所幸这时一辆丰田拐进停车场,立即转移了源澈的注意,可谓是救陆寰于水火之中——他怎么陷入水火的先别问,他本人如何乐在其中也别揭破。
“谭颖?”源澈不确定道,依稀觉得这辆车有点眼熟。
“诶?”显然谭颖也没想到停车场还杵着两个人,打开车门下来,“澈哥,陆部长也在啊。”
源澈上下打量他一遍,冷嗖嗖道:“你从哪回来?我交代你的任务打算跟工资一起不管?”
“冤枉啊澈哥,我真的有在好好工作,只是计划赶不上变化……”
源澈示意你自己解释,解释清楚就解除误会,解释不清楚就解除工资。
谭颖趁空偷瞥陆寰,瘪瘪嘴,一五一十道:“是在去医院的路上,随行的青海分局的人说他们马局长非常记恨你,这几天天天想着法子使绊。陆部长一听不得了,急忙往回赶,我实在劝不住。后来陆部长另外给我安排了工作,这不刚好才回来吗。”谭颖调出聊天框,全是他单方面的绿色文字框,“澈哥你看,每个转折节点我都有报告,这事儿真怪不到工资身上。”
源澈又想起自己那沉入水底的手机,心说怪不得没收到消息。谭颖见自己好歹是过了源澈这一关,松了口气,复又上车拎下来两个袋子,对陆寰说:“部长,你嘱托的我都买回来了,也送去干洗过,现在就能穿。”
“嗯,多谢,回头我给你报账。”陆寰“哥俩好”似的拍拍他的肩膀,“车和卡都借我用用?我跟你澈顾问出去有点事要办。”
源澈看着陆寰熟稔地跟谭颖借车借钱,忽然感到一丝不爽,不,准确来说是不爽多了一丝,毕竟他对陆寰从来就没喜欢过。这家伙入职才多久?两天?三天?怎么就跟自己忠心耿耿的昔日下属打成一片了?
谭颖当然不会拒绝直系上司,爽快地把钥匙和卡都交到陆寰手里,没注意到前上司足以瞬秒现上司的冷脸杀。
王母宫到附属医院约莫12公里,半个小时后陆寰和源澈各拿一张挂号缴费单,敲开外科诊室的房门。
包扎的时候源澈才发现伤口撕裂的程度比他预想的还要严重,两件贴身衣服全都浸透血迹,不过因为深色和裹着毛毯的缘故从外面看不出来。
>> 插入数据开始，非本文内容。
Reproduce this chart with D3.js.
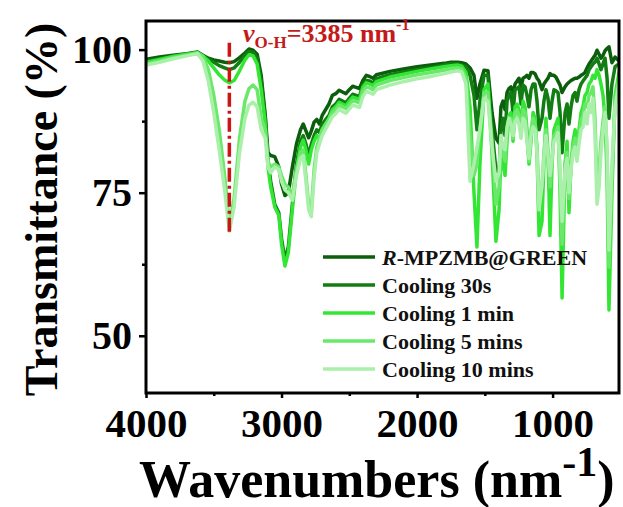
<!DOCTYPE html>
<html>
<head>
<meta charset="utf-8">
<script src="https://cdn.jsdelivr.net/npm/d3@7"></script>
<style>
  body { margin: 0; background: #fff; }
  svg { display: block; }
  text { font-family: "Liberation Serif", "Times New Roman", serif; font-weight: bold; }
</style>
</head>
<body>
<svg id="chart" width="623" height="507"></svg>
<script>
// FTIR spectra: shared wavenumber grid and transmittance (%) for each sample
const wavenumbers = [
  4000, 3900, 3800, 3700, 3620,
  3580, 3540, 3500, 3460, 3420, 3385, 3350, 3310, 3270, 3240, 3210, 3180, 3150,
  3120, 3100, 3080, 3050, 3020, 3000, 2975, 2950, 2920, 2890, 2860, 2840, 2820, 2800, 2780, 2760, 2740, 2720, 2700,
  2650, 2625, 2600, 2575, 2550, 2525, 2500, 2475, 2450, 2425, 2400, 2375, 2350, 2325, 2300, 2200, 2100, 2000, 1900, 1800, 1750, 1700, 1670,
  1639, 1609, 1580, 1558, 1536, 1506, 1477, 1447, 1418, 1395,
  1381, 1366, 1351, 1336, 1322, 1307, 1292, 1277, 1262, 1248, 1233, 1218, 1203, 1189, 1174, 1159, 1144, 1130, 1115, 1100,
  1078, 1064, 1049, 1034, 1019, 1004, 990, 975, 960, 945, 930, 908, 893, 879, 864, 849, 834, 820, 805, 790,
  776, 761, 746, 731, 716, 702, 687, 672, 657, 643, 628, 613, 598, 584, 562, 539, 510
];

const pristine = [
  98.3, 98.7, 99.0, 99.3, 99.6,
  99.0, 98.5, 98.2, 98.0, 97.8, 97.7, 97.9, 98.6, 99.4, 100.1, 99.9, 99.2, 95.5,
  88.5, 82.0, 81.5, 81.3, 79.5, 76.5, 74.5, 75.0, 79.5, 83.5, 86.0, 87.0, 85.8, 84.6, 85.8, 87.3, 87.8, 87.0, 88.5,
  90.5, 92.0, 92.3, 92.9, 92.6, 92.3, 93.0, 93.6, 93.4, 93.2, 94.6, 95.5, 95.3, 95.0, 95.6, 96.2, 96.6, 97.0, 97.3, 97.6, 97.8, 97.8, 97.7,
  97.5, 96.8, 95.5, 91.5, 94.0, 96.4, 96.3, 89.0, 84.5, 83.7,
  90.0, 91.0, 89.5, 92.5, 93.2, 93.5, 92.0, 94.0, 94.5, 95.0, 93.5, 95.0, 95.2, 95.5, 95.0, 96.0, 96.0, 95.8, 95.0, 94.5,
  93.0, 94.0, 94.5, 95.0, 95.8, 95.5, 95.5, 95.2, 94.5, 93.8, 92.5, 93.5, 94.0, 94.3, 94.6, 94.8, 95.0, 95.0, 95.2, 95.5,
  95.7, 96.0, 96.8, 97.5, 98.0, 98.5, 99.0, 99.9, 99.2, 98.5, 99.0, 99.8, 100.2, 100.5, 97.7, 98.7, 98.0
];

const cooling30s = [
  98.0, 98.4, 98.9, 99.2, 99.5,
  98.9, 98.3, 97.8, 97.2, 96.8, 96.5, 96.8, 97.8, 99.0, 99.7, 99.5, 98.5, 94.5,
  88.0, 80.5, 77.0, 73.0, 71.5, 67.0, 63.3, 65.5, 73.0, 80.0, 84.0, 85.0, 83.5, 81.5, 83.5, 85.0, 86.0, 85.5, 87.0,
  88.5, 90.0, 90.5, 91.3, 91.0, 90.7, 91.5, 92.2, 92.0, 91.8, 93.8, 94.6, 94.5, 94.2, 94.9, 95.6, 96.1, 96.5, 96.9, 97.3, 97.5, 97.5, 97.3,
  97.0, 95.5, 92.0, 86.0, 91.0, 95.5, 95.5, 86.0, 79.0, 78.5,
  86.0, 88.0, 85.0, 91.0, 92.0, 92.5, 89.0, 93.0, 93.2, 93.5, 90.5, 93.8, 93.5, 92.0, 90.0, 93.0, 94.0, 94.0, 91.0, 86.0,
  88.0, 91.0, 93.0, 91.5, 88.0, 91.0, 93.0, 92.8, 92.5, 89.0, 82.0, 89.0, 90.5, 87.0, 90.0, 92.0, 92.5, 91.0, 93.0, 94.0,
  94.5, 95.0, 95.5, 96.5, 97.0, 97.5, 97.8, 98.5, 97.5, 96.5, 97.5, 98.5, 95.0, 88.0, 94.0, 97.0, 97.5
];

const cooling1min = [
  97.8, 98.3, 98.8, 99.2, 99.5,
  98.9, 98.0, 96.8, 95.6, 94.7, 94.2, 94.6, 96.3, 98.2, 99.1, 98.9, 97.5, 93.0,
  87.0, 79.5, 76.0, 72.5, 71.0, 66.0, 62.2, 64.5, 72.0, 79.0, 83.0, 84.2, 82.5, 80.0, 82.5, 84.0, 85.0, 84.5, 86.0,
  88.0, 89.5, 90.0, 90.8, 90.5, 90.2, 91.0, 91.7, 91.5, 91.3, 93.4, 94.2, 94.0, 93.7, 94.4, 95.2, 95.7, 96.2, 96.6, 97.0, 97.2, 97.3, 97.1,
  96.0, 90.0, 75.0, 65.5, 80.0, 93.0, 94.0, 82.0, 66.5, 72.0,
  82.0, 80.0, 78.0, 84.0, 88.5, 89.0, 84.0, 90.0, 90.5, 89.5, 85.0, 91.0, 90.0, 86.0, 80.0, 84.0, 89.0, 88.0, 82.0, 67.5,
  70.0, 80.0, 88.0, 82.0, 67.5, 80.0, 86.0, 87.0, 88.0, 75.0, 56.6, 80.0, 84.0, 71.5, 80.0, 84.0, 86.0, 81.2, 86.0, 89.0,
  90.0, 92.0, 92.5, 94.0, 94.5, 95.5, 95.0, 96.5, 95.5, 94.0, 92.0, 88.0, 78.0, 54.5, 75.0, 92.0, 96.0
];

const cooling5min = [
  97.5, 98.0, 98.6, 99.0, 99.4,
  98.8, 96.5, 92.0, 86.0, 78.0, 69.5, 74.0, 84.5, 91.0, 93.2, 93.8, 93.0, 88.0,
  86.0, 80.5, 79.5, 80.0, 79.5, 78.0, 76.5, 76.0, 74.5, 79.0, 82.0, 82.5, 78.0, 73.0, 72.0, 79.0, 83.0, 84.5, 86.0,
  87.8, 89.0, 89.5, 90.3, 90.0, 89.7, 90.4, 91.1, 90.9, 90.7, 92.7, 93.5, 93.3, 93.0, 93.8, 94.6, 95.1, 95.6, 96.0, 96.4, 96.7, 96.8, 96.6,
  95.0, 85.0, 78.0, 80.0, 86.0, 92.5, 92.5, 84.0, 73.0, 76.0,
  84.0, 82.0, 80.5, 86.0, 88.0, 88.0, 84.5, 89.0, 89.5, 88.5, 85.5, 89.5, 89.0, 84.5, 80.5, 86.0, 88.0, 87.0, 83.0, 74.0,
  76.0, 82.0, 86.0, 81.0, 76.0, 81.0, 85.0, 85.5, 86.5, 78.0, 66.0, 80.0, 82.0, 74.0, 79.5, 83.0, 84.5, 82.0, 85.0, 87.5,
  88.5, 90.5, 90.0, 92.0, 92.5, 93.5, 88.0, 75.5, 79.0, 84.0, 87.5, 90.0, 82.0, 62.0, 78.0, 91.0, 95.0
];

const cooling10min = [
  97.3, 97.8, 98.4, 98.9, 99.3,
  98.0, 94.5, 89.0, 82.5, 75.5, 68.3, 72.5, 82.0, 88.0, 90.3, 90.8, 90.0, 86.0,
  84.5, 79.5, 78.5, 79.5, 79.0, 77.0, 75.5, 75.0, 73.7, 78.0, 81.0, 81.5, 77.0, 72.0, 70.8, 77.5, 82.0, 83.5, 85.0,
  87.2, 88.3, 88.8, 89.6, 89.2, 88.9, 89.6, 90.3, 90.1, 89.9, 91.8, 92.7, 92.5, 92.2, 93.0, 93.8, 94.4, 94.9, 95.3, 95.8, 96.1, 96.3, 96.1,
  94.0, 77.0, 80.0, 83.0, 86.0, 91.5, 91.0, 83.0, 77.0, 78.5,
  85.0, 83.0, 82.5, 86.5, 88.0, 87.0, 85.0, 87.5, 88.0, 87.0, 84.5, 88.0, 87.5, 84.0, 81.0, 85.0, 86.5, 86.0, 82.0, 72.0,
  76.5, 81.0, 85.0, 81.5, 78.0, 81.0, 84.0, 84.5, 85.5, 79.0, 70.0, 79.0, 81.0, 75.0, 79.0, 82.0, 83.0, 80.5, 83.5, 86.0,
  86.5, 89.0, 87.0, 90.5, 89.0, 91.5, 85.0, 73.0, 76.0, 82.0, 86.0, 89.0, 83.0, 65.0, 80.0, 90.0, 94.0
];

const seriesNames = ["R-MPZMB@GREEN", "Cooling 30s", "Cooling 1 min", "Cooling 5 mins", "Cooling 10 mins"];
const seriesValues = [pristine, cooling30s, cooling1min, cooling5min, cooling10min];
const seriesColors = ["#0b5e0b", "#127d12", "#33e633", "#6ae86a", "#aaf0aa"];

const xTicks = [4000, 3000, 2000, 1000];
const xMinorTicks = [3500, 2500, 1500];
const yTicks = [50, 75, 100];
const yMinorTicks = [62.5, 87.5];

// O-H stretching marker
const ohBand = 3385;
const ohLineSpan = [101.2, 68.0];

const svg = d3.select("#chart");
const plot = { left: 146, right: 619, top: 21, bottom: 393 };

const x = d3.scaleLinear().domain([4000, 510]).range([plot.left, plot.right]);
const y = d3.scaleLinear().domain([40, 105]).range([plot.bottom, plot.top]);

svg.append("defs").append("clipPath").attr("id", "plotClip")
  .append("rect")
  .attr("x", plot.left).attr("y", plot.top)
  .attr("width", plot.right - plot.left).attr("height", plot.bottom - plot.top);

// spectra
const line = d3.line()
  .x((d, i) => x(wavenumbers[i]))
  .y(d => y(d));

const curves = svg.append("g").attr("clip-path", "url(#plotClip)");
seriesValues.forEach((vals, k) => {
  curves.append("path")
    .datum(vals)
    .attr("d", line)
    .attr("fill", "none")
    .attr("stroke", seriesColors[k])
    .attr("stroke-width", 3.5)
    .attr("stroke-linejoin", "round")
    .attr("stroke-linecap", "round");
});

// O-H marker line
svg.append("line")
  .attr("x1", x(ohBand)).attr("x2", x(ohBand))
  .attr("y1", y(ohLineSpan[0])).attr("y2", y(ohLineSpan[1]))
  .attr("stroke", "#cc1414")
  .attr("stroke-width", 3.5)
  .attr("stroke-dasharray", "14,4,3,4");

// axes
function styleAxis(g) {
  g.select(".domain").remove();
  g.selectAll(".tick line").attr("stroke", "#000").attr("stroke-width", 2.5);
  g.selectAll(".tick text").attr("fill", "#000");
}

svg.append("g")
  .attr("transform", `translate(0,${plot.bottom})`)
  .call(d3.axisBottom(x).tickValues(xTicks).tickSize(5).tickPadding(10).tickFormat(d3.format("d")))
  .call(styleAxis)
  .call(g => g.selectAll(".tick text").attr("font-size", 41).attr("font-family", null));

svg.append("g")
  .attr("transform", `translate(0,${plot.bottom})`)
  .call(d3.axisBottom(x).tickValues(xMinorTicks).tickSize(3).tickFormat(""))
  .call(styleAxis);

svg.append("g")
  .attr("transform", `translate(${plot.left},0)`)
  .call(d3.axisLeft(y).tickValues(yTicks).tickSize(7).tickPadding(7).tickFormat(d3.format("d")))
  .call(styleAxis)
  .call(g => g.selectAll(".tick text").attr("font-size", 40).attr("font-family", null).attr("dy", "0.33em"));

svg.append("g")
  .attr("transform", `translate(${plot.left},0)`)
  .call(d3.axisLeft(y).tickValues(yMinorTicks).tickSize(4).tickFormat(""))
  .call(styleAxis);

// frame
svg.append("rect")
  .attr("x", plot.left).attr("y", plot.top)
  .attr("width", plot.right - plot.left).attr("height", plot.bottom - plot.top)
  .attr("fill", "none").attr("stroke", "#000").attr("stroke-width", 3);

// axis titles
svg.append("text")
  .attr("transform", `translate(57,${(plot.top + 398) / 2}) rotate(-90)`)
  .attr("text-anchor", "middle")
  .attr("font-size", 46)
  .text("Transmittance (%)");

const xTitle = svg.append("text")
  .attr("x", 139).attr("y", 497)
  .attr("font-size", 52);
xTitle.append("tspan").text("Wavenumbers (nm");
xTitle.append("tspan").attr("font-size", 42).attr("dy", -21).text("-1");
xTitle.append("tspan").attr("dy", 21).text(")");

// annotation
const ann = svg.append("text")
  .attr("x", 243).attr("y", 42)
  .attr("fill", "#c41a1a")
  .attr("font-size", 26);
ann.append("tspan").attr("font-style", "italic").text("ν");
ann.append("tspan").attr("font-size", 17).attr("dy", 6).text("O-H");
ann.append("tspan").attr("dy", -6).text("=3385 nm");
ann.append("tspan").attr("font-size", 16).attr("dy", -12).text("-1");

// legend
const legend = svg.append("g");
seriesNames.forEach((name, k) => {
  const ry = 257 + k * 28;
  legend.append("line")
    .attr("x1", 323).attr("x2", 375).attr("y1", ry).attr("y2", ry)
    .attr("stroke", seriesColors[k]).attr("stroke-width", 3.5);
  const t = legend.append("text")
    .attr("x", 382).attr("y", ry).attr("dy", "0.35em")
    .attr("font-size", 22).attr("fill", "#111");
  if (k === 0) {
    t.append("tspan").attr("font-style", "italic").text(name.slice(0, 1));
    t.append("tspan").text(name.slice(1));
  } else {
    t.text(name);
  }
});
</script>
</body>
</html>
幸运的是没有感染,几个小护士替他重新缠好绷带,又嘱咐了忌水忌口云云,才推动小药车纷纷散去。
病房里暖气开得很足,至少源澈赤裸上身也不觉得冷。纱布斜过锁骨,呈“8”字形包裹住肩头、上臂和部分前胸,大面积的覆盖加剧不透气的沉闷,同时也鲜明了创口与颈动脉同频的搏动感。
他扭身拿起搭在一旁的脏衣服,习惯性低头嗅了嗅,没闻到洗衣液的清香,反倒被尸水、河水与血水混合在一起的腥臭味熏得差点又把衣服丢回去。
让洁癖党穿这样的衣服还不如裸奔……就在源澈咬咬牙打算直面噩梦的时候,门突然被敲响了。
“马上出来。”
源澈还以为是护士催促,刚揭开一点门缝,就被来者迎面塞了个纸袋。
源澈:“?”
“下车的时候忘了拿,刚好赶上。”陆寰还有点微喘,显然是一路跑狠了,“我拜托谭颖买来的冬衣,干洗店洗过了,放心穿。”
源澈双手托抱着那袋衣服,袋口还贴着干洗店的封条,一时怔愣,视线落到陆寰怕他突然关门而把住门板的手上,心里莫名涌现异样的感觉。
“多谢。”
委实说此刻源澈冒出不少疑惑,但他什么也没问,道谢后反手关门,撕下封口贴,袋里除去成套的里衣里裤,还有羊绒高领毛衣和修身长裤。
他攥着柔软的羊绒毛衣,低头站在病床前,仿佛凝滞般一动不动,眸底漆黑如沉水夜色,晦涩不明。